Granted, but a public defender has the resources of a government behind them... private defenders don't. And while some firms are wealthy enough to handle a bigger budget than is likely to be approved to a public defender, the very existance of non-profit lawyers brings to bear the situation where resources are not as abundant as public defenders. Past that, again, criminal cases are a small subset--despite the high profile.

I'd be curious about the numbers for the whole of the law before I could say, first, which is certainly better funded and possessed of more resources or, second, if the difference has a significance.
 
from a Natinional Catholic Reporter death penalty forum:

When justice is blind drunk.

In 1989, in response to litigation from the center, the Georgia Supreme Court required that a person accused of a capital crime receive adequate representation.
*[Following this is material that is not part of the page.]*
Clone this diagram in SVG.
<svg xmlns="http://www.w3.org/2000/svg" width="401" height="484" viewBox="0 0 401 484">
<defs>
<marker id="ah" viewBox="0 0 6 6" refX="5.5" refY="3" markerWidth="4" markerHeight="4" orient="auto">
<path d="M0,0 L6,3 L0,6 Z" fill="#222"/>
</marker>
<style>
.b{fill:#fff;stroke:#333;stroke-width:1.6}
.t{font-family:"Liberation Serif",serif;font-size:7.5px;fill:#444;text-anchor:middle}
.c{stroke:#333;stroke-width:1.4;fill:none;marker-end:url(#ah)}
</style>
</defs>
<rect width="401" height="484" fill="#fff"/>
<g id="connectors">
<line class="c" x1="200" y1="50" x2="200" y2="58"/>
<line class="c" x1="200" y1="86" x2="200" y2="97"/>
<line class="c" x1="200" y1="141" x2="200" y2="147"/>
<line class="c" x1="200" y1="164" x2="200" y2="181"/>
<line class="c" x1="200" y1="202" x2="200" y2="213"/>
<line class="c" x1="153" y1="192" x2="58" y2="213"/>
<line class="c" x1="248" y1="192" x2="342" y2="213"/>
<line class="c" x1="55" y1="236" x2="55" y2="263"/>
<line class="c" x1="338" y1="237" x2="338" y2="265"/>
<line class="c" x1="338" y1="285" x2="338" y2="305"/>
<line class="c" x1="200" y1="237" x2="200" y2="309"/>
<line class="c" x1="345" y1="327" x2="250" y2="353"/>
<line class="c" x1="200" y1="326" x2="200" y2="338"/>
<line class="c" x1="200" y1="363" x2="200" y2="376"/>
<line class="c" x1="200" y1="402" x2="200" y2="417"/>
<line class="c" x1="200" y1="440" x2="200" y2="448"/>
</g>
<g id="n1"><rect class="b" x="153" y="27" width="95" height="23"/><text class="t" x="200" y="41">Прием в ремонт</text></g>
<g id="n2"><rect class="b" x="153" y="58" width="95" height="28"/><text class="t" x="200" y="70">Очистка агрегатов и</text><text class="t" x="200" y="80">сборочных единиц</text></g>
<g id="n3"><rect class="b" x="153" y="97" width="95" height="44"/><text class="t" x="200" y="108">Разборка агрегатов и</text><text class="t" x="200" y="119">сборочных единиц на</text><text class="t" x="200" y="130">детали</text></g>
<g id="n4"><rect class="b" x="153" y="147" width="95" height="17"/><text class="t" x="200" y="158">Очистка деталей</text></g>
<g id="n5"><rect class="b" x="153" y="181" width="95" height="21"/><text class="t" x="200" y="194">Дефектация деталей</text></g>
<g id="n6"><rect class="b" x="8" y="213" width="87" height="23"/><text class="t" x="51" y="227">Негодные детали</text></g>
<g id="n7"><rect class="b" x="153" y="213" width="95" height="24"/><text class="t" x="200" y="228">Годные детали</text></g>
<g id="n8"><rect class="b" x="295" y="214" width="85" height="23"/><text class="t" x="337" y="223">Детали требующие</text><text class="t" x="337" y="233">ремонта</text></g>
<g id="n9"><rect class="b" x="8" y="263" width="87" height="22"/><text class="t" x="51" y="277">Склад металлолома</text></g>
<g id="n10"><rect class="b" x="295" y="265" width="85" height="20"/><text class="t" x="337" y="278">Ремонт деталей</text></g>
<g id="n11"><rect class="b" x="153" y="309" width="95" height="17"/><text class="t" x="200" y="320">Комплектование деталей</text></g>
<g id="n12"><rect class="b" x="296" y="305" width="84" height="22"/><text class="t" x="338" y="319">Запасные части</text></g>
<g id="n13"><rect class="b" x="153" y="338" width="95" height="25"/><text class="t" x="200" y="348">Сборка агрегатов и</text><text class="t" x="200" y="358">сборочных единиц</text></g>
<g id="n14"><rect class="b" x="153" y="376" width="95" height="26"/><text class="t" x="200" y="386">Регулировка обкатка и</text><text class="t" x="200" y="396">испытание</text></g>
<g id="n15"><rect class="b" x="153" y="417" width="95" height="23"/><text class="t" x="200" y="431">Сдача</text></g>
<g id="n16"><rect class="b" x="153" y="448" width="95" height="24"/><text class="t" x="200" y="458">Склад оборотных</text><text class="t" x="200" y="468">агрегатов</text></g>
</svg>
But the state has done little to implement its own law, Bright said, and poor clients are still defended by attorneys who specialize in "title searches, wills and divorces."

In his June testimony before the Senate Judiciary Committee, favoring the passage of the Innocence Protection Act, Bright cited case after case in which the defense counsel failed to represent a client well.

"In at least 4 cases in Georgia, counsel referred to their clients before the jury with a racial slur. A woman in Alabama was represented by a lawyer so drunk that her trial had to be suspended for a day, and the lawyer sent to jail to sober up. The next day, both lawyer and client were produced from jail and trial resumed. Defense lawyers in Alabama and Missouri cases had sexual relations with clients facing the death penalty. In far too many cases, lawyers defending capital cases were impaired by alcohol, drugs or infirmity," Bright said.

Yes, I know this is worst-case scenario, but it illustrates the enormity of the problem faced by poor and non-white criminal defendants in parts of the land of the free. Imagine being indicated for a murder you didn't commit, unable to pay for a lawyer of your own, and how you'd feel if you realized the p.d. you had drawn was biased against you, and had a drinking problem. Not much you can do about it, considering that you have no power to begin with.

As with so many of the things us liberals rant about, there is at least a partial solution and it's a financial one. Fund the public defense system with the enthusiasm we would if each of us believed that we or our own children might someday be at its mercy.